Entries with chart source code:

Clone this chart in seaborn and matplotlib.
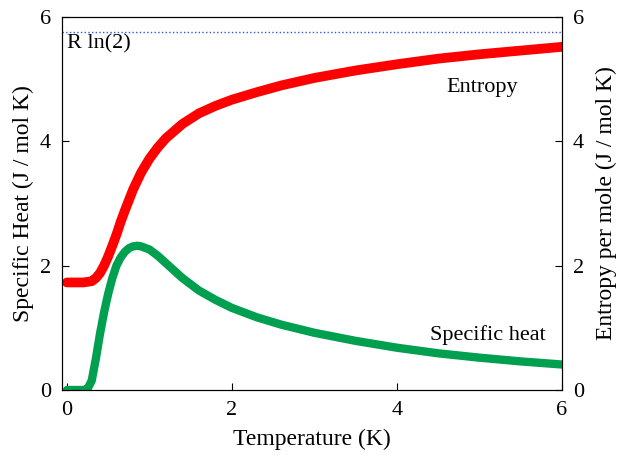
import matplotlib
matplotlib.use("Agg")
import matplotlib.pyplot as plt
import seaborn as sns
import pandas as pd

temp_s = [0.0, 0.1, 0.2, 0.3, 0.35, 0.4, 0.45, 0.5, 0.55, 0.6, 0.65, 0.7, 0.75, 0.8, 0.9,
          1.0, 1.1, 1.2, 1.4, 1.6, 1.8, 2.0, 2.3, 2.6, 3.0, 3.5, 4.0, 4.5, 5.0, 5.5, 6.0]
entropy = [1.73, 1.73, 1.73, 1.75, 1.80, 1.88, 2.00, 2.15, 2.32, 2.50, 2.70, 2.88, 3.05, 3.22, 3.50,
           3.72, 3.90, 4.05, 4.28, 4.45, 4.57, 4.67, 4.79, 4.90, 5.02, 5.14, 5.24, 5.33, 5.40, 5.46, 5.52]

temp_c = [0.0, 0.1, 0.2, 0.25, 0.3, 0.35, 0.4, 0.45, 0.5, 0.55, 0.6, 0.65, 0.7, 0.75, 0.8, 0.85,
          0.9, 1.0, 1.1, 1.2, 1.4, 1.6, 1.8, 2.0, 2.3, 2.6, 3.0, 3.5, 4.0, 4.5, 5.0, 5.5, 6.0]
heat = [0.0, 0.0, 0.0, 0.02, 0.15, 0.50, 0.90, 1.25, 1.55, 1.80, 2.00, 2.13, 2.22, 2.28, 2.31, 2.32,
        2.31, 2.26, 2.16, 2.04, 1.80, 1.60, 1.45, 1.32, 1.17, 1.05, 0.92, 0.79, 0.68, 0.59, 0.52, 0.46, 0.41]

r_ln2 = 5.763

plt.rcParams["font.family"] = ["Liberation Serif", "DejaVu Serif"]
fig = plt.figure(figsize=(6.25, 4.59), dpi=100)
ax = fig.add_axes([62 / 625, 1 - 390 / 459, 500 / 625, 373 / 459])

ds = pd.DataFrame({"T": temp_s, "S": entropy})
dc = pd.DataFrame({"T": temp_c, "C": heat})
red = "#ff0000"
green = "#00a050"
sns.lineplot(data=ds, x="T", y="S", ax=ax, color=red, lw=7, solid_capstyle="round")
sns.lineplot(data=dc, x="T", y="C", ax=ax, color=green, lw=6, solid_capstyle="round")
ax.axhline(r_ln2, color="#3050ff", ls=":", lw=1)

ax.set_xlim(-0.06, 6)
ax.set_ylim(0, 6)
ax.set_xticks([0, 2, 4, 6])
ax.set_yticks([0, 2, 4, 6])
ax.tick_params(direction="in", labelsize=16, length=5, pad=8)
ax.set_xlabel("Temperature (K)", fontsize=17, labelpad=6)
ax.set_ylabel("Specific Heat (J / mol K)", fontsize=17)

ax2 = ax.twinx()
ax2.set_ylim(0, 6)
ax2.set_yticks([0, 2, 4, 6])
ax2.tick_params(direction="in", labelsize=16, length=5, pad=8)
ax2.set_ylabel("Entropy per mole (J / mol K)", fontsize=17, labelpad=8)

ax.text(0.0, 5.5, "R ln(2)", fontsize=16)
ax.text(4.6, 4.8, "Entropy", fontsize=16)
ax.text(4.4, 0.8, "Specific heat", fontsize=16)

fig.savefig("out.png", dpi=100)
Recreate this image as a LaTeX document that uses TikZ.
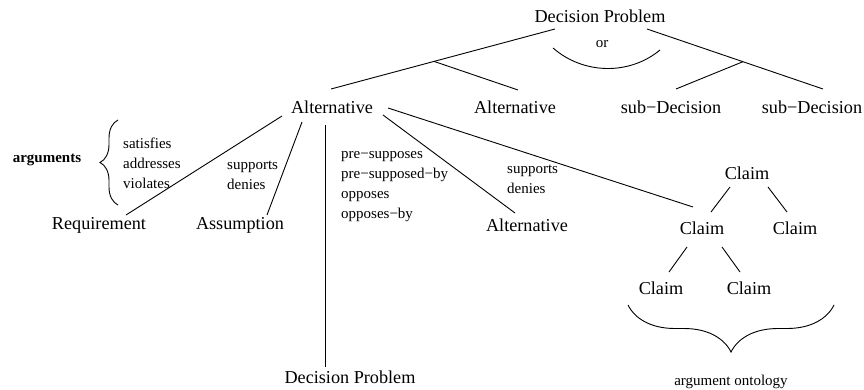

** Required work **
Every entry must be written out exactly, with all pictures left out.

** Reply **
Clone this chart in seaborn and matplotlib.
import matplotlib
matplotlib.use("Agg")
import matplotlib.pyplot as plt
import seaborn as sns
import pandas as pd

temp_s = [0.0, 0.1, 0.2, 0.3, 0.35, 0.4, 0.45, 0.5, 0.55, 0.6, 0.65, 0.7, 0.75, 0.8, 0.9,
          1.0, 1.1, 1.2, 1.4, 1.6, 1.8, 2.0, 2.3, 2.6, 3.0, 3.5, 4.0, 4.5, 5.0, 5.5, 6.0]
entropy = [1.73, 1.73, 1.73, 1.75, 1.80, 1.88, 2.00, 2.15, 2.32, 2.50, 2.70, 2.88, 3.05, 3.22, 3.50,
           3.72, 3.90, 4.05, 4.28, 4.45, 4.57, 4.67, 4.79, 4.90, 5.02, 5.14, 5.24, 5.33, 5.40, 5.46, 5.52]

temp_c = [0.0, 0.1, 0.2, 0.25, 0.3, 0.35, 0.4, 0.45, 0.5, 0.55, 0.6, 0.65, 0.7, 0.75, 0.8, 0.85,
          0.9, 1.0, 1.1, 1.2, 1.4, 1.6, 1.8, 2.0, 2.3, 2.6, 3.0, 3.5, 4.0, 4.5, 5.0, 5.5, 6.0]
heat = [0.0, 0.0, 0.0, 0.02, 0.15, 0.50, 0.90, 1.25, 1.55, 1.80, 2.00, 2.13, 2.22, 2.28, 2.31, 2.32,
        2.31, 2.26, 2.16, 2.04, 1.80, 1.60, 1.45, 1.32, 1.17, 1.05, 0.92, 0.79, 0.68, 0.59, 0.52, 0.46, 0.41]

r_ln2 = 5.763

plt.rcParams["font.family"] = ["Liberation Serif", "DejaVu Serif"]
fig = plt.figure(figsize=(6.25, 4.59), dpi=100)
ax = fig.add_axes([62 / 625, 1 - 390 / 459, 500 / 625, 373 / 459])

ds = pd.DataFrame({"T": temp_s, "S": entropy})
dc = pd.DataFrame({"T": temp_c, "C": heat})
red = "#ff0000"
green = "#00a050"
sns.lineplot(data=ds, x="T", y="S", ax=ax, color=red, lw=7, solid_capstyle="round")
sns.lineplot(data=dc, x="T", y="C", ax=ax, color=green, lw=6, solid_capstyle="round")
ax.axhline(r_ln2, color="#3050ff", ls=":", lw=1)

ax.set_xlim(-0.06, 6)
ax.set_ylim(0, 6)
ax.set_xticks([0, 2, 4, 6])
ax.set_yticks([0, 2, 4, 6])
ax.tick_params(direction="in", labelsize=16, length=5, pad=8)
ax.set_xlabel("Temperature (K)", fontsize=17, labelpad=6)
ax.set_ylabel("Specific Heat (J / mol K)", fontsize=17)

ax2 = ax.twinx()
ax2.set_ylim(0, 6)
ax2.set_yticks([0, 2, 4, 6])
ax2.tick_params(direction="in", labelsize=16, length=5, pad=8)
ax2.set_ylabel("Entropy per mole (J / mol K)", fontsize=17, labelpad=8)

ax.text(0.0, 5.5, "R ln(2)", fontsize=16)
ax.text(4.6, 4.8, "Entropy", fontsize=16)
ax.text(4.4, 0.8, "Specific heat", fontsize=16)

fig.savefig("out.png", dpi=100)
Recreate this image as a LaTeX document that uses TikZ.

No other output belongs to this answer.